◆ What you need to do: Give back the full listing verbatim, apart from its images.

◆ Data shown:
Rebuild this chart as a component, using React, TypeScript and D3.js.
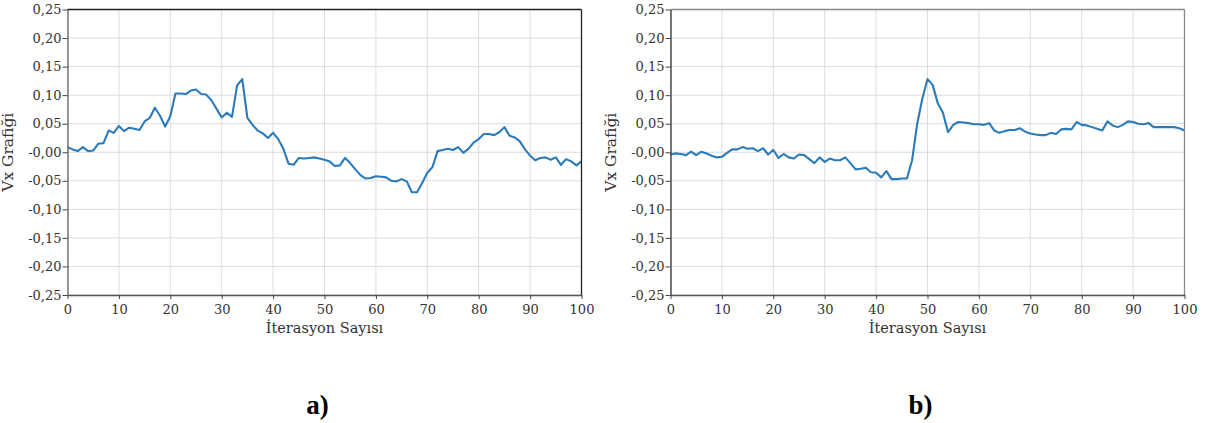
import { useEffect, useRef } from "react";
import * as d3 from "d3";

// Vx values per iteration (0..100)
const seriesA = [
  0.009, 0.005, 0.002, 0.009, 0.002, 0.003, 0.015, 0.016, 0.038, 0.034,
  0.046, 0.037, 0.043, 0.041, 0.039, 0.054, 0.06, 0.078, 0.064, 0.045,
  0.063, 0.103, 0.103, 0.102, 0.108, 0.11, 0.102, 0.101, 0.091, 0.076,
  0.061, 0.069, 0.062, 0.117, 0.128, 0.06, 0.048, 0.038, 0.033, 0.025,
  0.034, 0.023, 0.006, -0.02, -0.022, -0.01, -0.011, -0.01, -0.009, -0.011,
  -0.013, -0.016, -0.024, -0.023, -0.01, -0.019, -0.03, -0.04, -0.046, -0.045,
  -0.042, -0.043, -0.044, -0.05, -0.051, -0.047, -0.051, -0.07, -0.07, -0.054,
  -0.036, -0.026, 0.002, 0.004, 0.006, 0.004, 0.009, -0.001, 0.006, 0.017,
  0.023, 0.032, 0.032, 0.03, 0.035, 0.044, 0.029, 0.026, 0.019, 0.005,
  -0.006, -0.014, -0.01, -0.009, -0.013, -0.009, -0.022, -0.012, -0.016, -0.023,
  -0.016,
];

const seriesB = [
  -0.004, -0.002, -0.003, -0.005, 0.001, -0.005, 0.001, -0.002, -0.006, -0.009,
  -0.008, -0.001, 0.005, 0.005, 0.009, 0.006, 0.007, 0.002, 0.007, -0.004,
  0.004, -0.01, -0.003, -0.009, -0.011, -0.004, -0.005, -0.012, -0.019, -0.009,
  -0.017, -0.011, -0.014, -0.014, -0.009, -0.019, -0.03, -0.029, -0.027, -0.035,
  -0.036, -0.044, -0.033, -0.047, -0.047, -0.046, -0.046, -0.014, 0.05, 0.094,
  0.128, 0.118, 0.086, 0.069, 0.035, 0.048, 0.053, 0.052, 0.051, 0.049,
  0.049, 0.048, 0.051, 0.038, 0.034, 0.037, 0.039, 0.039, 0.042, 0.036,
  0.033, 0.031, 0.03, 0.03, 0.034, 0.032, 0.04, 0.041, 0.04, 0.053,
  0.048, 0.047, 0.044, 0.041, 0.038, 0.054, 0.047, 0.044, 0.048, 0.054,
  0.053, 0.05, 0.049, 0.051, 0.044, 0.044, 0.044, 0.044, 0.044, 0.042,
  0.038,
];

const xTicks = [0, 10, 20, 30, 40, 50, 60, 70, 80, 90, 100];
const yTicks = [-0.25, -0.2, -0.15, -0.1, -0.05, 0, 0.05, 0.1, 0.15, 0.2, 0.25];
const yTickLabels = [
  "-0,25", "-0,20", "-0,15", "-0,10", "-0,05", "-0,00",
  "0,05", "0,10", "0,15", "0,20", "0,25",
];
const panelLabels = ["a)", "b)"];
const xTitle = "İterasyon Sayısı";
const yTitle = "Vx Grafiği";

const FONT = "DejaVu Serif";

export default function App() {
  const svgRef = useRef<SVGSVGElement>(null);

  useEffect(() => {
    if (!svgRef.current) return;
    const svg = d3.select(svgRef.current);
    svg.selectAll("*").remove();

    const top = 9.5;
    const height = 285.5;
    const width = 514;
    const lefts = [67.5, 670.5];
    const frames = [
      { left: "#666", bottom: "#555", top: "#222", right: "#222" },
      { left: "#333", bottom: "#555", top: "#888", right: "#888" },
    ];

    [seriesA, seriesB].forEach((series, p) => {
      const g = svg.append("g").attr("transform", `translate(${lefts[p]},${top})`);

      const x = d3.scaleLinear().domain([0, 100]).range([0, width]);
      const y = d3.scaleLinear().domain([-0.25, 0.25]).range([height, 0]);

      // Grid
      g.append("g")
        .selectAll("line")
        .data(xTicks)
        .join("line")
        .attr("x1", (d) => x(d))
        .attr("x2", (d) => x(d))
        .attr("y1", 0)
        .attr("y2", height)
        .attr("stroke", "#dcdcdc")
        .attr("stroke-width", 1);
      g.append("g")
        .selectAll("line")
        .data(yTicks)
        .join("line")
        .attr("x1", 0)
        .attr("x2", width)
        .attr("y1", (d) => y(d))
        .attr("y2", (d) => y(d))
        .attr("stroke", "#dcdcdc")
        .attr("stroke-width", 1);

      // Line
      const line = d3
        .line<number>()
        .x((_, i) => x(i))
        .y((d) => y(d));
      g.append("path")
        .datum(series)
        .attr("d", line)
        .attr("fill", "none")
        .attr("stroke", "#2b7bba")
        .attr("stroke-width", 2.1)
        .attr("stroke-linejoin", "round");

      // Frame (top/right)
      g.append("line")
        .attr("x1", 0).attr("x2", width).attr("y1", 0).attr("y2", 0)
        .attr("stroke", frames[p].top).attr("stroke-width", 1.3);
      g.append("line")
        .attr("x1", width).attr("x2", width).attr("y1", 0).attr("y2", height)
        .attr("stroke", frames[p].right).attr("stroke-width", 1.3);

      // X axis
      const xa = g
        .append("g")
        .attr("transform", `translate(0,${height})`)
        .call(d3.axisBottom(x).tickValues(xTicks).tickSize(4).tickSizeOuter(0).tickFormat((d) => `${d}`));
      xa.select(".domain").attr("stroke", frames[p].bottom).attr("stroke-width", 1.3);
      xa.selectAll("line").attr("stroke", "#444");
      xa.selectAll("text")
        .attr("font-family", FONT)
        .attr("font-size", "13px")
        .attr("fill", "#333")
        .attr("dy", "0.9em");

      // Y axis
      const ya = g
        .append("g")
        .call(
          d3
            .axisLeft(y)
            .tickValues(yTicks)
            .tickSize(5)
            .tickSizeOuter(0)
            .tickFormat((_, i) => yTickLabels[i])
        );
      ya.select(".domain").attr("stroke", frames[p].left).attr("stroke-width", 1.3);
      ya.selectAll("line").attr("stroke", "#444");
      ya.selectAll("text")
        .attr("font-family", FONT)
        .attr("font-size", "13px")
        .attr("fill", "#333")
        .attr("x", -6);

      // Titles
      g.append("text")
        .attr("x", width / 2)
        .attr("y", height + 38)
        .attr("text-anchor", "middle")
        .attr("font-family", FONT)
        .attr("font-size", "14.5px")
        .attr("fill", "#333")
        .text(xTitle);
      g.append("text")
        .attr("transform", `translate(${-55},${height / 2}) rotate(-90)`)
        .attr("text-anchor", "middle")
        .attr("font-family", FONT)
        .attr("font-size", "15.5px")
        .attr("fill", "#333")
        .text(yTitle);

      // Panel label
      g.append("text")
        .attr("x", width / 2 - 7)
        .attr("y", height + 119)
        .attr("text-anchor", "middle")
        .attr("font-family", "Liberation Serif")
        .attr("font-weight", "bold")
        .attr("font-size", "27px")
        .attr("fill", "#000")
        .text(panelLabels[p]);
    });
  }, []);

  return (
    <svg
      ref={svgRef}
      width={1210}
      height={423}
      style={{ position: "absolute", left: 0, top: 0, background: "#fff" }}
    />
  );
}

◆ Solution below:
Rebuild this chart as a component, using React, TypeScript and D3.js.
import { useEffect, useRef } from "react";
import * as d3 from "d3";

// Vx values per iteration (0..100)
const seriesA = [
  0.009, 0.005, 0.002, 0.009, 0.002, 0.003, 0.015, 0.016, 0.038, 0.034,
  0.046, 0.037, 0.043, 0.041, 0.039, 0.054, 0.06, 0.078, 0.064, 0.045,
  0.063, 0.103, 0.103, 0.102, 0.108, 0.11, 0.102, 0.101, 0.091, 0.076,
  0.061, 0.069, 0.062, 0.117, 0.128, 0.06, 0.048, 0.038, 0.033, 0.025,
  0.034, 0.023, 0.006, -0.02, -0.022, -0.01, -0.011, -0.01, -0.009, -0.011,
  -0.013, -0.016, -0.024, -0.023, -0.01, -0.019, -0.03, -0.04, -0.046, -0.045,
  -0.042, -0.043, -0.044, -0.05, -0.051, -0.047, -0.051, -0.07, -0.07, -0.054,
  -0.036, -0.026, 0.002, 0.004, 0.006, 0.004, 0.009, -0.001, 0.006, 0.017,
  0.023, 0.032, 0.032, 0.03, 0.035, 0.044, 0.029, 0.026, 0.019, 0.005,
  -0.006, -0.014, -0.01, -0.009, -0.013, -0.009, -0.022, -0.012, -0.016, -0.023,
  -0.016,
];

const seriesB = [
  -0.004, -0.002, -0.003, -0.005, 0.001, -0.005, 0.001, -0.002, -0.006, -0.009,
  -0.008, -0.001, 0.005, 0.005, 0.009, 0.006, 0.007, 0.002, 0.007, -0.004,
  0.004, -0.01, -0.003, -0.009, -0.011, -0.004, -0.005, -0.012, -0.019, -0.009,
  -0.017, -0.011, -0.014, -0.014, -0.009, -0.019, -0.03, -0.029, -0.027, -0.035,
  -0.036, -0.044, -0.033, -0.047, -0.047, -0.046, -0.046, -0.014, 0.05, 0.094,
  0.128, 0.118, 0.086, 0.069, 0.035, 0.048, 0.053, 0.052, 0.051, 0.049,
  0.049, 0.048, 0.051, 0.038, 0.034, 0.037, 0.039, 0.039, 0.042, 0.036,
  0.033, 0.031, 0.03, 0.03, 0.034, 0.032, 0.04, 0.041, 0.04, 0.053,
  0.048, 0.047, 0.044, 0.041, 0.038, 0.054, 0.047, 0.044, 0.048, 0.054,
  0.053, 0.05, 0.049, 0.051, 0.044, 0.044, 0.044, 0.044, 0.044, 0.042,
  0.038,
];

const xTicks = [0, 10, 20, 30, 40, 50, 60, 70, 80, 90, 100];
const yTicks = [-0.25, -0.2, -0.15, -0.1, -0.05, 0, 0.05, 0.1, 0.15, 0.2, 0.25];
const yTickLabels = [
  "-0,25", "-0,20", "-0,15", "-0,10", "-0,05", "-0,00",
  "0,05", "0,10", "0,15", "0,20", "0,25",
];
const panelLabels = ["a)", "b)"];
const xTitle = "İterasyon Sayısı";
const yTitle = "Vx Grafiği";

const FONT = "DejaVu Serif";

export default function App() {
  const svgRef = useRef<SVGSVGElement>(null);

  useEffect(() => {
    if (!svgRef.current) return;
    const svg = d3.select(svgRef.current);
    svg.selectAll("*").remove();

    const top = 9.5;
    const height = 285.5;
    const width = 514;
    const lefts = [67.5, 670.5];
    const frames = [
      { left: "#666", bottom: "#555", top: "#222", right: "#222" },
      { left: "#333", bottom: "#555", top: "#888", right: "#888" },
    ];

    [seriesA, seriesB].forEach((series, p) => {
      const g = svg.append("g").attr("transform", `translate(${lefts[p]},${top})`);

      const x = d3.scaleLinear().domain([0, 100]).range([0, width]);
      const y = d3.scaleLinear().domain([-0.25, 0.25]).range([height, 0]);

      // Grid
      g.append("g")
        .selectAll("line")
        .data(xTicks)
        .join("line")
        .attr("x1", (d) => x(d))
        .attr("x2", (d) => x(d))
        .attr("y1", 0)
        .attr("y2", height)
        .attr("stroke", "#dcdcdc")
        .attr("stroke-width", 1);
      g.append("g")
        .selectAll("line")
        .data(yTicks)
        .join("line")
        .attr("x1", 0)
        .attr("x2", width)
        .attr("y1", (d) => y(d))
        .attr("y2", (d) => y(d))
        .attr("stroke", "#dcdcdc")
        .attr("stroke-width", 1);

      // Line
      const line = d3
        .line<number>()
        .x((_, i) => x(i))
        .y((d) => y(d));
      g.append("path")
        .datum(series)
        .attr("d", line)
        .attr("fill", "none")
        .attr("stroke", "#2b7bba")
        .attr("stroke-width", 2.1)
        .attr("stroke-linejoin", "round");

      // Frame (top/right)
      g.append("line")
        .attr("x1", 0).attr("x2", width).attr("y1", 0).attr("y2", 0)
        .attr("stroke", frames[p].top).attr("stroke-width", 1.3);
      g.append("line")
        .attr("x1", width).attr("x2", width).attr("y1", 0).attr("y2", height)
        .attr("stroke", frames[p].right).attr("stroke-width", 1.3);

      // X axis
      const xa = g
        .append("g")
        .attr("transform", `translate(0,${height})`)
        .call(d3.axisBottom(x).tickValues(xTicks).tickSize(4).tickSizeOuter(0).tickFormat((d) => `${d}`));
      xa.select(".domain").attr("stroke", frames[p].bottom).attr("stroke-width", 1.3);
      xa.selectAll("line").attr("stroke", "#444");
      xa.selectAll("text")
        .attr("font-family", FONT)
        .attr("font-size", "13px")
        .attr("fill", "#333")
        .attr("dy", "0.9em");

      // Y axis
      const ya = g
        .append("g")
        .call(
          d3
            .axisLeft(y)
            .tickValues(yTicks)
            .tickSize(5)
            .tickSizeOuter(0)
            .tickFormat((_, i) => yTickLabels[i])
        );
      ya.select(".domain").attr("stroke", frames[p].left).attr("stroke-width", 1.3);
      ya.selectAll("line").attr("stroke", "#444");
      ya.selectAll("text")
        .attr("font-family", FONT)
        .attr("font-size", "13px")
        .attr("fill", "#333")
        .attr("x", -6);

      // Titles
      g.append("text")
        .attr("x", width / 2)
        .attr("y", height + 38)
        .attr("text-anchor", "middle")
        .attr("font-family", FONT)
        .attr("font-size", "14.5px")
        .attr("fill", "#333")
        .text(xTitle);
      g.append("text")
        .attr("transform", `translate(${-55},${height / 2}) rotate(-90)`)
        .attr("text-anchor", "middle")
        .attr("font-family", FONT)
        .attr("font-size", "15.5px")
        .attr("fill", "#333")
        .text(yTitle);

      // Panel label
      g.append("text")
        .attr("x", width / 2 - 7)
        .attr("y", height + 119)
        .attr("text-anchor", "middle")
        .attr("font-family", "Liberation Serif")
        .attr("font-weight", "bold")
        .attr("font-size", "27px")
        .attr("fill", "#000")
        .text(panelLabels[p]);
    });
  }, []);

  return (
    <svg
      ref={svgRef}
      width={1210}
      height={423}
      style={{ position: "absolute", left: 0, top: 0, background: "#fff" }}
    />
  );
}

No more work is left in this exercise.